INFORMATION GIVEN —
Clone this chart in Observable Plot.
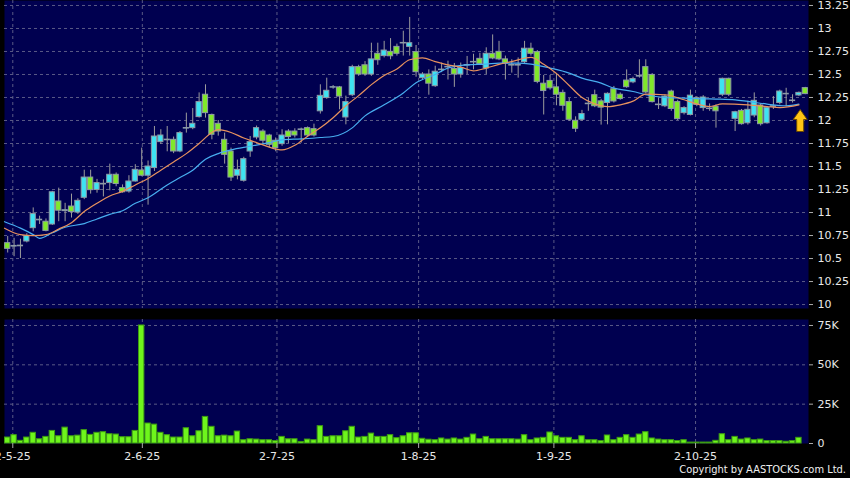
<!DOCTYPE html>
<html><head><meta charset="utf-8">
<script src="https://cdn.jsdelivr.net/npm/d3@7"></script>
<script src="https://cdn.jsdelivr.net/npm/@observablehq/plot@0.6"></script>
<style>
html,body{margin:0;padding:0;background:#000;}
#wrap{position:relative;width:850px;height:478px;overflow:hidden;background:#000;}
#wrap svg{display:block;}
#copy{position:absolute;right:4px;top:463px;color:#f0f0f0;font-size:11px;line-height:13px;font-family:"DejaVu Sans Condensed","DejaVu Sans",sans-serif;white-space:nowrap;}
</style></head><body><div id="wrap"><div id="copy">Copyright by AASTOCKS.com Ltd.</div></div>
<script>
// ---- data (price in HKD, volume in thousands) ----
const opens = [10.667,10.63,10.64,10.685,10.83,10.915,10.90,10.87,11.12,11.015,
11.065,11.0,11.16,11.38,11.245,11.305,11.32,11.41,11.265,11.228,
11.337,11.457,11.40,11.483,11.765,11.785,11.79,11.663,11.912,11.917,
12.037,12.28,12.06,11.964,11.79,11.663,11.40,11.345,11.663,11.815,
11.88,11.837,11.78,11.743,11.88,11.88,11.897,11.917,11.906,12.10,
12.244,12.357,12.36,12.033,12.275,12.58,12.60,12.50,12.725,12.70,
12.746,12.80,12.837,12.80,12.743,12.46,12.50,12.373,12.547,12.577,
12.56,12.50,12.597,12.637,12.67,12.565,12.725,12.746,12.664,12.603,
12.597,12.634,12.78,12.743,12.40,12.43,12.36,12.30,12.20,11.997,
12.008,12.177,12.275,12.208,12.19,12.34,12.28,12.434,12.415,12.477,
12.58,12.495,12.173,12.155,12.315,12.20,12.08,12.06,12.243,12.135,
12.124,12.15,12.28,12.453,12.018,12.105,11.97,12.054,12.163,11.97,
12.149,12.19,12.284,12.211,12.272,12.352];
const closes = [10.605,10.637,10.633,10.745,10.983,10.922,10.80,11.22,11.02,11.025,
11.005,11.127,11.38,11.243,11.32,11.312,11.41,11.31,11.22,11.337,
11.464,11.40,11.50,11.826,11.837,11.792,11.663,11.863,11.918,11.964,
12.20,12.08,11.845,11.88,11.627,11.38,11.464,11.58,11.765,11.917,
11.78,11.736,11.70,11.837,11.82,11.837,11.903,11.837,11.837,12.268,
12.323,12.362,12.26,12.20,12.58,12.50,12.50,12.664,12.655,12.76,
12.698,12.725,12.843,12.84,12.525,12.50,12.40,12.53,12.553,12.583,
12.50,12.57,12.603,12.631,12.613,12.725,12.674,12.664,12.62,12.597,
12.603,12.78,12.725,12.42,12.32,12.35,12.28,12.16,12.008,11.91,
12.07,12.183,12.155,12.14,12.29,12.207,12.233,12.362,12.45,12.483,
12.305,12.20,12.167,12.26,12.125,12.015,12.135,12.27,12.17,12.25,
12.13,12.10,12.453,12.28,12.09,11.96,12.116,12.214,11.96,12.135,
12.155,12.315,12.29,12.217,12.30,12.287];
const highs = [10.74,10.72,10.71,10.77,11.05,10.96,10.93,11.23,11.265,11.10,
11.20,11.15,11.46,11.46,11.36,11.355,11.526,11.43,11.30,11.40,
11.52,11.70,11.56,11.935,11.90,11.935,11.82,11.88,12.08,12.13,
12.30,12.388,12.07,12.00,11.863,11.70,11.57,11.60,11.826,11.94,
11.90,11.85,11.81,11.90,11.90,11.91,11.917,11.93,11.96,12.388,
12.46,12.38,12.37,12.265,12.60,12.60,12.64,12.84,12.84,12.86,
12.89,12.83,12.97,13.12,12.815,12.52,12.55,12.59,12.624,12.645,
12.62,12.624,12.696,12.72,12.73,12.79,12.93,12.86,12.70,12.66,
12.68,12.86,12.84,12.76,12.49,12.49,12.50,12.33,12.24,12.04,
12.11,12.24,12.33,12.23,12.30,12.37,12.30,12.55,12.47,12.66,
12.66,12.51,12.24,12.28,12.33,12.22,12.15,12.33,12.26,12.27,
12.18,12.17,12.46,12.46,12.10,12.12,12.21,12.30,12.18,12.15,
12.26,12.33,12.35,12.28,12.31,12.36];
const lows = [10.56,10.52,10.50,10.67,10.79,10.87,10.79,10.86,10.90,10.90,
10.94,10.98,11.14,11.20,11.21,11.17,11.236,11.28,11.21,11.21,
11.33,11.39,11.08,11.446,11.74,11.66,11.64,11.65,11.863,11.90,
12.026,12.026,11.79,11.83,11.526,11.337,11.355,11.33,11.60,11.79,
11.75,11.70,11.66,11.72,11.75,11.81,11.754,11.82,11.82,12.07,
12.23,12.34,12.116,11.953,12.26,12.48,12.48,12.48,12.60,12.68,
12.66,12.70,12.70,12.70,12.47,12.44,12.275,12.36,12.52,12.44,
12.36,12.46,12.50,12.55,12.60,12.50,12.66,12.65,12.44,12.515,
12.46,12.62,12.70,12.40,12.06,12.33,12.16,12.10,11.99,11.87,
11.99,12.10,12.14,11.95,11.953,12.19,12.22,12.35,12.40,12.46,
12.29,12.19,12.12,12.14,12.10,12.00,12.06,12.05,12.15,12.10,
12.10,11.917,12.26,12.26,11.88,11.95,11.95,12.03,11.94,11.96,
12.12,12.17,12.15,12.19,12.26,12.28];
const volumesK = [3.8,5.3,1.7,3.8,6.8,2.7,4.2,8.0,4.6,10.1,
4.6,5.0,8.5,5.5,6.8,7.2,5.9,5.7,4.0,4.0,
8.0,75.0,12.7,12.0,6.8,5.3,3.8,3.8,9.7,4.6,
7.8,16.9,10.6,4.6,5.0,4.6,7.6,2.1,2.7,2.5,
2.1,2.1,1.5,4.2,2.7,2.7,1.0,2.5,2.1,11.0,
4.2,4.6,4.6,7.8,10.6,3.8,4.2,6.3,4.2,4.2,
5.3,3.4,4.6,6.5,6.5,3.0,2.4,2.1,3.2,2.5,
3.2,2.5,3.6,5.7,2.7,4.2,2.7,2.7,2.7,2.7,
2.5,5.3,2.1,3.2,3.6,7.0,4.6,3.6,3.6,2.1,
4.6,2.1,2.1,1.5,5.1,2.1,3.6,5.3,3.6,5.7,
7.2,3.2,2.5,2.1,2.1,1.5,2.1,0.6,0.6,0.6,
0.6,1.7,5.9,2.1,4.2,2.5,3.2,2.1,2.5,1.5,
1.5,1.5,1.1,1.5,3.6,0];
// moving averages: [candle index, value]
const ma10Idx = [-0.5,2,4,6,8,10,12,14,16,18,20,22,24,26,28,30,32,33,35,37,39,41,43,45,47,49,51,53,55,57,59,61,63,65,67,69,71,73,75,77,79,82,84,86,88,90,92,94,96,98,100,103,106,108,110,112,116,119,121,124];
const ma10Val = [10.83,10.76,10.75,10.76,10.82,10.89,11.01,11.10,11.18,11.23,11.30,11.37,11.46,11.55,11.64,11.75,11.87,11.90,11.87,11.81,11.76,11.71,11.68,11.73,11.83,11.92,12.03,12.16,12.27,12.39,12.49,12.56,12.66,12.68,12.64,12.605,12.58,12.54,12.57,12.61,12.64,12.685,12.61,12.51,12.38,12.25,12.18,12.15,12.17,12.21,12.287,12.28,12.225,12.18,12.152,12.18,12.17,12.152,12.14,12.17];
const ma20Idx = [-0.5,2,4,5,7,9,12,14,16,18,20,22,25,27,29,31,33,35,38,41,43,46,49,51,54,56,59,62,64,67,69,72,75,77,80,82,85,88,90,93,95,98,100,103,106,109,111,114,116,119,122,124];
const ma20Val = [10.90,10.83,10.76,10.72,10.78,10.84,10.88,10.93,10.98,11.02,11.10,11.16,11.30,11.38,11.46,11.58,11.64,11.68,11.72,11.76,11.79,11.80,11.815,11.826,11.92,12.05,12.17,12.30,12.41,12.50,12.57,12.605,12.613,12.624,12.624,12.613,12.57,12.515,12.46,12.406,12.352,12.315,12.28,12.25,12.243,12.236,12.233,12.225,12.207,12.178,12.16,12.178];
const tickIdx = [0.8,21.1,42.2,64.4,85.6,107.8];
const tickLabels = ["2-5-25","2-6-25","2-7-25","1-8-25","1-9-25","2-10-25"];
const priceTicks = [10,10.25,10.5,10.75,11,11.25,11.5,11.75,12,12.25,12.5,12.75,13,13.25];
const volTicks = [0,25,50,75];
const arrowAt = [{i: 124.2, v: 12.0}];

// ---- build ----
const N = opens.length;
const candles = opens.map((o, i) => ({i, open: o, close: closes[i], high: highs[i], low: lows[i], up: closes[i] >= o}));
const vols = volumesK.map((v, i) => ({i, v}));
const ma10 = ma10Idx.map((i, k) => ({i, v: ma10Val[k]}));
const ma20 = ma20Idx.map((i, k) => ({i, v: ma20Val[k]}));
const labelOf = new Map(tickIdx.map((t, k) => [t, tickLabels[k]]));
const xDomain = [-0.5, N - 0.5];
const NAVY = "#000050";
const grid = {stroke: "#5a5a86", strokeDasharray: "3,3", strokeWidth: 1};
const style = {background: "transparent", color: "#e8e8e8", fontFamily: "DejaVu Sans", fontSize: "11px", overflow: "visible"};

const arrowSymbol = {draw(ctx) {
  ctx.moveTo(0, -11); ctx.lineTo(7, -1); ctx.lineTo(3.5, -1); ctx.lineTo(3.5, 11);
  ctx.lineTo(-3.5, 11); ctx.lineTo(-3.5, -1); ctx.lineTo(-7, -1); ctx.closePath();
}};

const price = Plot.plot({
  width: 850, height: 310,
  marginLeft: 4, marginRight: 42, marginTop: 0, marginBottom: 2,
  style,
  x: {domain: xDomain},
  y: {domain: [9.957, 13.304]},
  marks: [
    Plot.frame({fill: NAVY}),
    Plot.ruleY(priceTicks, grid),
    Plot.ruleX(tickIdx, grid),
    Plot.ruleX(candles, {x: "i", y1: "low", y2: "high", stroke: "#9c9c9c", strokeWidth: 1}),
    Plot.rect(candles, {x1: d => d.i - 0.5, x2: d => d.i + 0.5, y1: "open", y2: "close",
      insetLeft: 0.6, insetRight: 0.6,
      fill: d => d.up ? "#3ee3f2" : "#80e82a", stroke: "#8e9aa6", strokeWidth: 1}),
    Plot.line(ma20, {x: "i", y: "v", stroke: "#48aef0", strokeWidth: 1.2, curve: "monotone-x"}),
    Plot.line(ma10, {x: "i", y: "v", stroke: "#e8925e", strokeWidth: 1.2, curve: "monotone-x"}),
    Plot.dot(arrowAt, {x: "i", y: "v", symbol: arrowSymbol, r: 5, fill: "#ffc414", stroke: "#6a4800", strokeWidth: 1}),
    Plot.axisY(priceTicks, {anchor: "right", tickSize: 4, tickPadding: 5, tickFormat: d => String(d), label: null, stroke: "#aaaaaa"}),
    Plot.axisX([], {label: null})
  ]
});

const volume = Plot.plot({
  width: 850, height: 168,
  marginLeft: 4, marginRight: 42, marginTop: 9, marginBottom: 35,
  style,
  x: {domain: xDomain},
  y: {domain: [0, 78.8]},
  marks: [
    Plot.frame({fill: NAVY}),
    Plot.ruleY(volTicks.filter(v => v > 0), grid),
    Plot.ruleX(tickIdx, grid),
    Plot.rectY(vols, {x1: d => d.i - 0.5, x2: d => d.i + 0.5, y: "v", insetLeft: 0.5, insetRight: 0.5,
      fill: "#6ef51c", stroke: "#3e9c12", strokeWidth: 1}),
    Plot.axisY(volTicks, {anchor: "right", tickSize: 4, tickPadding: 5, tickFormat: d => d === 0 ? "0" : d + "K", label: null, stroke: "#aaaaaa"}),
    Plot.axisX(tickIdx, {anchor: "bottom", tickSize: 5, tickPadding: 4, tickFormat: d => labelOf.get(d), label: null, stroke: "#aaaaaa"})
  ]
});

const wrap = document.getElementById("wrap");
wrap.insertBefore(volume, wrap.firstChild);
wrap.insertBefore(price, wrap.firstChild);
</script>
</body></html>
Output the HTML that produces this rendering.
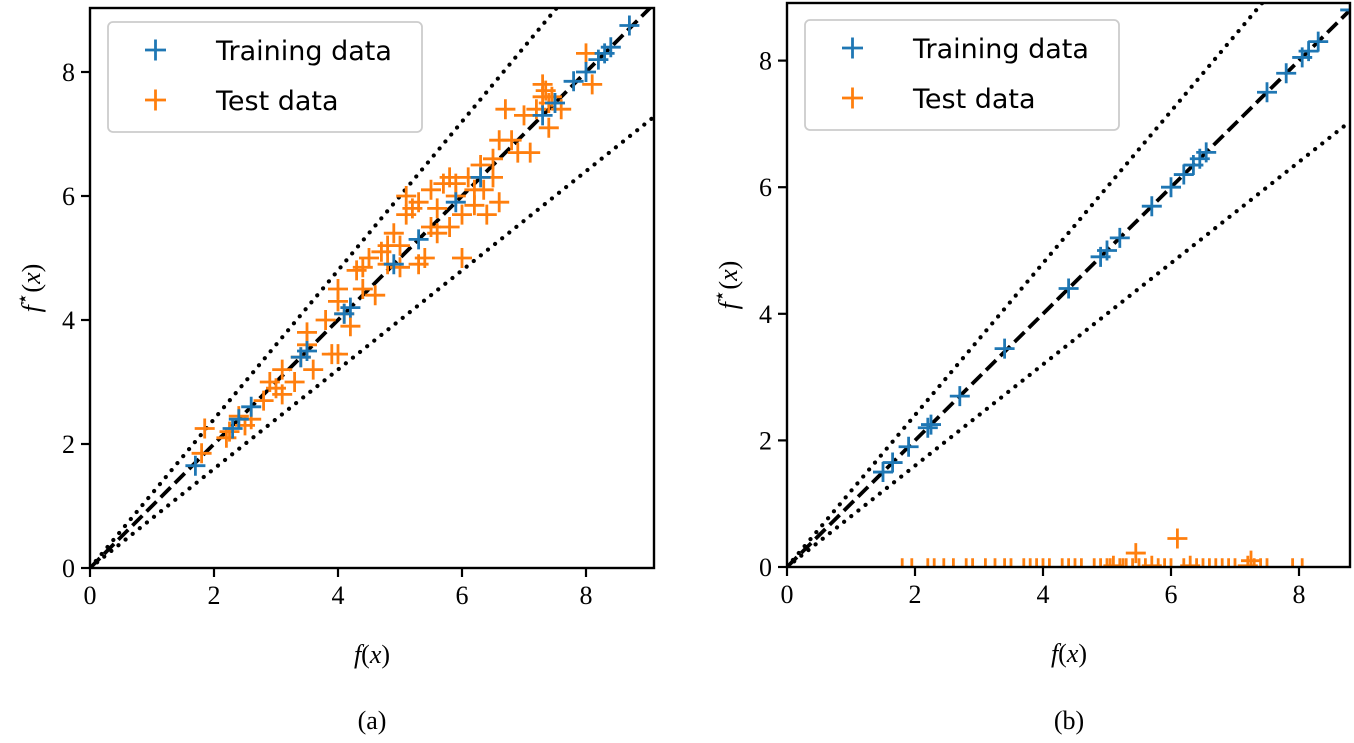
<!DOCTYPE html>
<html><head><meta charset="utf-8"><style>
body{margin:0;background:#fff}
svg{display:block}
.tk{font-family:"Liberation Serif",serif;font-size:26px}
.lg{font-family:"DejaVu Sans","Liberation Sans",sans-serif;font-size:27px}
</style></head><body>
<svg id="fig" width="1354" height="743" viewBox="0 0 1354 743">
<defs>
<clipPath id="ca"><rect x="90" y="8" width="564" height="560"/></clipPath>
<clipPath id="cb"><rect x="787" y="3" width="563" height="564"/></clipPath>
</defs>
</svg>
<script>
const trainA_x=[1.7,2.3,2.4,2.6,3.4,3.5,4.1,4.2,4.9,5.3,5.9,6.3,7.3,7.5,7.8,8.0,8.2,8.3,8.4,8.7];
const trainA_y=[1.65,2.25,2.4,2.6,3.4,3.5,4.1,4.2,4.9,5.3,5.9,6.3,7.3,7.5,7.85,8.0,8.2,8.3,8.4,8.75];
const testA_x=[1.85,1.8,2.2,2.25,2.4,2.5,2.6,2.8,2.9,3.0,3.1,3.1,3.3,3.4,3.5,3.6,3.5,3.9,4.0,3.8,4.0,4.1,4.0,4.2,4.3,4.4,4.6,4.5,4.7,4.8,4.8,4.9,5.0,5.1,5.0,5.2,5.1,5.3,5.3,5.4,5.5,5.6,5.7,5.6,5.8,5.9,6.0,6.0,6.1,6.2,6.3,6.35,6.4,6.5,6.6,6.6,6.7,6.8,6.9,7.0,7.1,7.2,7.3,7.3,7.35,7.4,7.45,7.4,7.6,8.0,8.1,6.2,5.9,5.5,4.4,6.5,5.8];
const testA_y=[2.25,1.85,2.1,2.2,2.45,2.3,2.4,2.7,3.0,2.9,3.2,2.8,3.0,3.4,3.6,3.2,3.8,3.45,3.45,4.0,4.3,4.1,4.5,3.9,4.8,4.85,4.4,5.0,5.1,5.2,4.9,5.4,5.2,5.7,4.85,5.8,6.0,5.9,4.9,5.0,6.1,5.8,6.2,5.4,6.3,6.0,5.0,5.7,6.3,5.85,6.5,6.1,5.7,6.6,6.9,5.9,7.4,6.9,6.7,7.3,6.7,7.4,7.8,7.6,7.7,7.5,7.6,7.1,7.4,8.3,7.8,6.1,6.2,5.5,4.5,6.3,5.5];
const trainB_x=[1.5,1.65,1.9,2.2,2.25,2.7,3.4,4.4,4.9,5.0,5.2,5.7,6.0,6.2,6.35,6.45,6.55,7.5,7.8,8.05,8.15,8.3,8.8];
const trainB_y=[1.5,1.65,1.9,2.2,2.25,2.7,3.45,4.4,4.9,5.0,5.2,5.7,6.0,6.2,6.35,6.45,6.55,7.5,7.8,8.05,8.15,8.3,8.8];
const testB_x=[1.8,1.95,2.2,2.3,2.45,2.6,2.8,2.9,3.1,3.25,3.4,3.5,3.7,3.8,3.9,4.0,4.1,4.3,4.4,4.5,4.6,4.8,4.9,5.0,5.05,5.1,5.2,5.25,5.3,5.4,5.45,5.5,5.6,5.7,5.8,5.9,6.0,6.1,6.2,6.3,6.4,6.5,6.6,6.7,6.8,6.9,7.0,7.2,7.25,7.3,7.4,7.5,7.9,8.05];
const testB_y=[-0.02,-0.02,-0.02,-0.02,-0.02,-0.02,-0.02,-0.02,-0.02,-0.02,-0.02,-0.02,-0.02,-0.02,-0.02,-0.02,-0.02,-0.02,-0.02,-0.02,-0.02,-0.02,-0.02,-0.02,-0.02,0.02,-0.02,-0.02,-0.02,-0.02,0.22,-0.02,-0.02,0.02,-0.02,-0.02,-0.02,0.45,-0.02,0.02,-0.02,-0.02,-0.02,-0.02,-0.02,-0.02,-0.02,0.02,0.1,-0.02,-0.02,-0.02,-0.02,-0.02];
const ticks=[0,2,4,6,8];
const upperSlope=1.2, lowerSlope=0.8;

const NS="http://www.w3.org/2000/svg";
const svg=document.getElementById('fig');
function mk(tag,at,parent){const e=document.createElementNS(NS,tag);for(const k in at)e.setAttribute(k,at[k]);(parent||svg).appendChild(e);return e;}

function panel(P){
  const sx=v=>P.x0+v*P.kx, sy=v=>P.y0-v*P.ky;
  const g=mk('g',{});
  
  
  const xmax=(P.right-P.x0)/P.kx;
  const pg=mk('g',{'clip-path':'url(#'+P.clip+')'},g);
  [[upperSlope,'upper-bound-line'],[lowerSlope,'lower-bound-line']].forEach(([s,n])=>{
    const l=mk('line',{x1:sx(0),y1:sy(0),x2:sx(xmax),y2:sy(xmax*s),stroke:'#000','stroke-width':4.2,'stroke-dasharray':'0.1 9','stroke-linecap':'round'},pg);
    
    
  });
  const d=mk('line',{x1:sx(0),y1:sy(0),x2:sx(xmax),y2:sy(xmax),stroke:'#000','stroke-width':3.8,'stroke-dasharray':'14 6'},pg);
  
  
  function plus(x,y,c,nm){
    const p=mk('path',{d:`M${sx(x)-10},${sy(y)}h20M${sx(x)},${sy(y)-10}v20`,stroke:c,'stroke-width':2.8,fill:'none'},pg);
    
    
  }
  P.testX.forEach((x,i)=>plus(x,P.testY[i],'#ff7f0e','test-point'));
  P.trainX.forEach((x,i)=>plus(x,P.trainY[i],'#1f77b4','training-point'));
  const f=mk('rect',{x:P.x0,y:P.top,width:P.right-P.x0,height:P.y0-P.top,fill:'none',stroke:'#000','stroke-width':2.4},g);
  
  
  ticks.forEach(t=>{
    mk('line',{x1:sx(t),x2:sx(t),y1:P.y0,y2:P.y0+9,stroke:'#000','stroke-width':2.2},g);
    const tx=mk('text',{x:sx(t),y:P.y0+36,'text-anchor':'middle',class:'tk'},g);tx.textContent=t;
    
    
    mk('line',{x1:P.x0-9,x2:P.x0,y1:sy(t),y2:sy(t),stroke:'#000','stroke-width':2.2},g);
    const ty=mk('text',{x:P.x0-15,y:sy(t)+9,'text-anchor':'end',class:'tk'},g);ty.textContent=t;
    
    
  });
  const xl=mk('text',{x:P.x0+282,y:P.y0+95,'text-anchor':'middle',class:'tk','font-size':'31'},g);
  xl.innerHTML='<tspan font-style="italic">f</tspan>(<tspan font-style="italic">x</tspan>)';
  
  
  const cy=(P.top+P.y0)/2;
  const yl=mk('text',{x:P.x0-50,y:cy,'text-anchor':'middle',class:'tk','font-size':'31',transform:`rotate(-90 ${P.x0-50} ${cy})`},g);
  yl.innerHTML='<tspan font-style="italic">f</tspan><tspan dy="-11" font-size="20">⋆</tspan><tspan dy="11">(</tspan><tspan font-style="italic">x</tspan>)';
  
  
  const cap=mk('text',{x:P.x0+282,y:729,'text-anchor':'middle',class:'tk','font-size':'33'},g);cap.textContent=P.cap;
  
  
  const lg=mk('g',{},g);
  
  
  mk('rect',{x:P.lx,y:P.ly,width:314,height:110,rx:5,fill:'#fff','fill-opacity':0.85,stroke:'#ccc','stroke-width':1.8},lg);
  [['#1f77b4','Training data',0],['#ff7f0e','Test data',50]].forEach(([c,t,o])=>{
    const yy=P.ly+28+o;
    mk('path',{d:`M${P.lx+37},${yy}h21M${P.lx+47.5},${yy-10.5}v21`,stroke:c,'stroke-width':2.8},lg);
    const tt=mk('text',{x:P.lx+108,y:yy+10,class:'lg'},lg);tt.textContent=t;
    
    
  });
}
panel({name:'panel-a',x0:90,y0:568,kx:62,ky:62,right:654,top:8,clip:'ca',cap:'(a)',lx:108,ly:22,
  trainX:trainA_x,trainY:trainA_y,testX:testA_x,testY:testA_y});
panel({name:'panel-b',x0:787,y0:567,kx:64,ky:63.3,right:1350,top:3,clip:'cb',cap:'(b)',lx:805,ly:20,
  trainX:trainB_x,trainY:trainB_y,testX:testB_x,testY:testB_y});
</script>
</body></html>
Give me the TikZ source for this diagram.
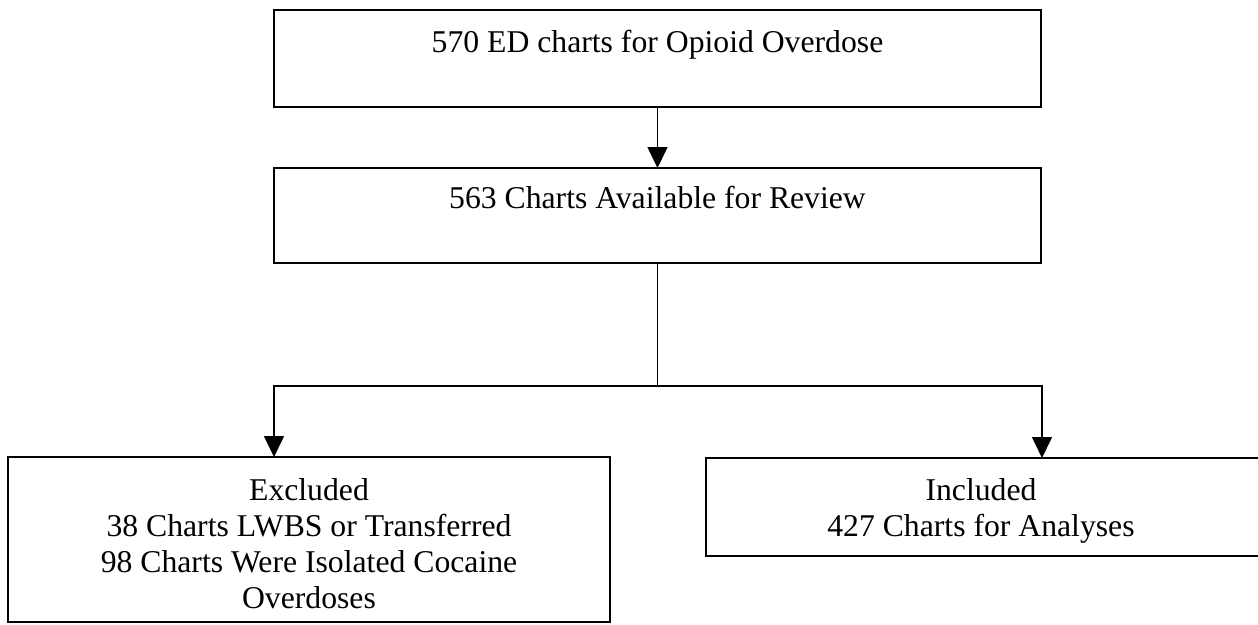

EXERCISE GOAL — Find the lines of the material that hold the word "chart" and report their count alone.

TASK RESPONSE — 1